• [Written request]: Retype the opening lines of the data exactly, stopping after the line that contains "0.065, 0.053, 0.068];". Skip every picture.

• [Provided material]:

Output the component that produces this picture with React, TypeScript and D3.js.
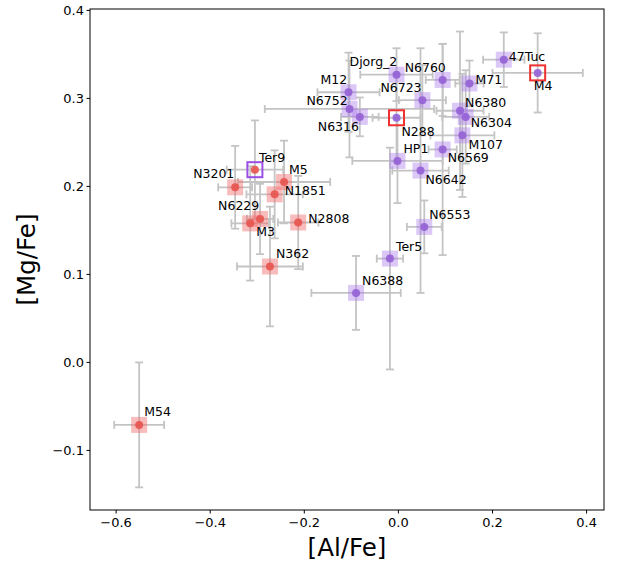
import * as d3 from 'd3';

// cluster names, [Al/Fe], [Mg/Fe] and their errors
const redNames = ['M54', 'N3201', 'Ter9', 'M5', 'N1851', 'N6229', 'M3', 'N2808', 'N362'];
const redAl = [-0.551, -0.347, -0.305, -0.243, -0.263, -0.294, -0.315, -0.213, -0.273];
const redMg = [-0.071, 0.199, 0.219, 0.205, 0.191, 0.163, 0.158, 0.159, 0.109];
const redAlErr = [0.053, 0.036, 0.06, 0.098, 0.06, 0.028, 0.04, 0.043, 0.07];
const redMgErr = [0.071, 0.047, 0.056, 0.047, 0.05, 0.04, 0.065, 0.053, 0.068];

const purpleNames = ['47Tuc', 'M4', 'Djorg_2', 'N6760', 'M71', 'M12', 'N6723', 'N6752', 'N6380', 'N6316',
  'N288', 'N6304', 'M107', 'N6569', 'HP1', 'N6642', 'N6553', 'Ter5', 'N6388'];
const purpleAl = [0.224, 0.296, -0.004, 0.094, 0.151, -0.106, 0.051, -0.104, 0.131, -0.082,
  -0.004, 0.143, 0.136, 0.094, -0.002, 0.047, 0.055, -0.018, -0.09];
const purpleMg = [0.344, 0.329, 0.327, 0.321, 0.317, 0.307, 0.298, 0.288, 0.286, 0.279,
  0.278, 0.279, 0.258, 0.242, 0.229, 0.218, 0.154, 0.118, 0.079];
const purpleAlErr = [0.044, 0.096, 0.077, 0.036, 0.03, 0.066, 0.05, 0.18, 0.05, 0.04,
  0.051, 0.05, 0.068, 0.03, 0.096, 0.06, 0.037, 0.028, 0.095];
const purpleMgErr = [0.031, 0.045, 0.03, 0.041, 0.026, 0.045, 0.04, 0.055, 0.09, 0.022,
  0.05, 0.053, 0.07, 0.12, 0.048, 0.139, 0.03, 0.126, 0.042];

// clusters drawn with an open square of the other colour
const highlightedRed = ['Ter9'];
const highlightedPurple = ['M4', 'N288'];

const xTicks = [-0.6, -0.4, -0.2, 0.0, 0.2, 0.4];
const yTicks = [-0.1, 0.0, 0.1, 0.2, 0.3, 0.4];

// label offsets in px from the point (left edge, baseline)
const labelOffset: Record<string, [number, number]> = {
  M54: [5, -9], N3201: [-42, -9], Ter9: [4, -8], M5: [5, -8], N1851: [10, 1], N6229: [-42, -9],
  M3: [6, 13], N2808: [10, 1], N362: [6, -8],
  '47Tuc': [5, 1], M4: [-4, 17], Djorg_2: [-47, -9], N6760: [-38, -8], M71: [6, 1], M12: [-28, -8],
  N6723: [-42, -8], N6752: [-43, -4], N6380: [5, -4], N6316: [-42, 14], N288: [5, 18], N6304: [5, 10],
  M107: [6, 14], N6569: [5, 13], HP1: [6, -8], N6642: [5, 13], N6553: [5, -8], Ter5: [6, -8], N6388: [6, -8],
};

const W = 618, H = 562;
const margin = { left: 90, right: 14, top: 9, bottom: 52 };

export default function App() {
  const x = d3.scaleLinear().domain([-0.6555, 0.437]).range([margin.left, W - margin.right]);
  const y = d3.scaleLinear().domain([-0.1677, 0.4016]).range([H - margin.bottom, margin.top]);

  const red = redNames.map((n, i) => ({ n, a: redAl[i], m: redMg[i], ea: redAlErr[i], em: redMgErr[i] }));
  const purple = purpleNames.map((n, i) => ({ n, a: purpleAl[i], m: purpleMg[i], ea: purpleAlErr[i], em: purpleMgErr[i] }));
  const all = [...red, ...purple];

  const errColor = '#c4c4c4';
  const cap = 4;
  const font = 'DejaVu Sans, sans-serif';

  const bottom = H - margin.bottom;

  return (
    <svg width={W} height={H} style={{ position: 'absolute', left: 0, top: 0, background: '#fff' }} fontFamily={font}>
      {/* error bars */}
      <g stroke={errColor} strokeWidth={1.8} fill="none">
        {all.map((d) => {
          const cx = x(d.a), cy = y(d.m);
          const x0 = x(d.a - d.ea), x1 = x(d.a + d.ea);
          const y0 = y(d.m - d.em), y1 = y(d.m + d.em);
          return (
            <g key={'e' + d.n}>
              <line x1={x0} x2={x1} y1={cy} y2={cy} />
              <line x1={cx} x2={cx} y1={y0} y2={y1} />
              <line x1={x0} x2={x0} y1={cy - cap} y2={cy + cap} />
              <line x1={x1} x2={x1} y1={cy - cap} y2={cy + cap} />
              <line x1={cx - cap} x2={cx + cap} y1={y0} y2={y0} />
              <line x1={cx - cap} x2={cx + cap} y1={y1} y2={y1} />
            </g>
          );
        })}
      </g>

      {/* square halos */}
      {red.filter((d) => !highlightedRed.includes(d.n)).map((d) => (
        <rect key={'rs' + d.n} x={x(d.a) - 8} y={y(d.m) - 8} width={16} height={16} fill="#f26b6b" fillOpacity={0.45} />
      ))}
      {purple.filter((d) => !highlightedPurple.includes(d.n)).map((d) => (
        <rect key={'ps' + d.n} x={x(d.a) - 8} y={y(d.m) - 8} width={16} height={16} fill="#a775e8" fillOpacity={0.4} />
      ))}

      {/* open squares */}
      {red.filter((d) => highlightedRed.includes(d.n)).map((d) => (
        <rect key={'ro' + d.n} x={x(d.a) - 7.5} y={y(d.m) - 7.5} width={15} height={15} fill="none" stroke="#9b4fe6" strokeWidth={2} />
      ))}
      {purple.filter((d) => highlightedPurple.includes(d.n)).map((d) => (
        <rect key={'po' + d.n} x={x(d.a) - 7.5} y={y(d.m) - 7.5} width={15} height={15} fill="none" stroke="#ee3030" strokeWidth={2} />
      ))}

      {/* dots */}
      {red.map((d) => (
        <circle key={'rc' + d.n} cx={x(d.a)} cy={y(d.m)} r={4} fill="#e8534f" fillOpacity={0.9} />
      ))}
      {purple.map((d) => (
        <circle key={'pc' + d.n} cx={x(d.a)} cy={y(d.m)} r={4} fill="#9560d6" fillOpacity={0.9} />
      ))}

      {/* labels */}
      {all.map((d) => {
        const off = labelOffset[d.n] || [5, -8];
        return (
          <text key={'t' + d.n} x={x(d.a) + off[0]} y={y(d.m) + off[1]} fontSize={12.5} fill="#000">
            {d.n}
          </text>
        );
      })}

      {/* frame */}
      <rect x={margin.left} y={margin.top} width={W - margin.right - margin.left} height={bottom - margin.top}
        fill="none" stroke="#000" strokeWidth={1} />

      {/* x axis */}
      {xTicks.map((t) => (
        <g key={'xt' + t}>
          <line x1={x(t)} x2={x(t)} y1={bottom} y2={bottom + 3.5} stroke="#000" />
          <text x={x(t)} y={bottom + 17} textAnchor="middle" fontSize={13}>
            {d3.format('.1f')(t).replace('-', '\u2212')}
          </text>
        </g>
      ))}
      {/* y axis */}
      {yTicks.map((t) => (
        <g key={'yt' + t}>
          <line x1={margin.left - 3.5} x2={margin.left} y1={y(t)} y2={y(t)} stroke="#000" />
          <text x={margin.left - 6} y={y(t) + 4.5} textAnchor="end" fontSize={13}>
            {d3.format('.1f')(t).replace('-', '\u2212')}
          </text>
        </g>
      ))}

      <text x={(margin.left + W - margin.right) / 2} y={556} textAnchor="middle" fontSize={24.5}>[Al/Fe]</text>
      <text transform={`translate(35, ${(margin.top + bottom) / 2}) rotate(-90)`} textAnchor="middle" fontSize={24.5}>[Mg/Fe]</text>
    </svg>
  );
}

• [Exercise output]:
Output the component that produces this picture with React, TypeScript and D3.js.
import * as d3 from 'd3';

// cluster names, [Al/Fe], [Mg/Fe] and their errors
const redNames = ['M54', 'N3201', 'Ter9', 'M5', 'N1851', 'N6229', 'M3', 'N2808', 'N362'];
const redAl = [-0.551, -0.347, -0.305, -0.243, -0.263, -0.294, -0.315, -0.213, -0.273];
const redMg = [-0.071, 0.199, 0.219, 0.205, 0.191, 0.163, 0.158, 0.159, 0.109];
const redAlErr = [0.053, 0.036, 0.06, 0.098, 0.06, 0.028, 0.04, 0.043, 0.07];
const redMgErr = [0.071, 0.047, 0.056, 0.047, 0.05, 0.04, 0.065, 0.053, 0.068];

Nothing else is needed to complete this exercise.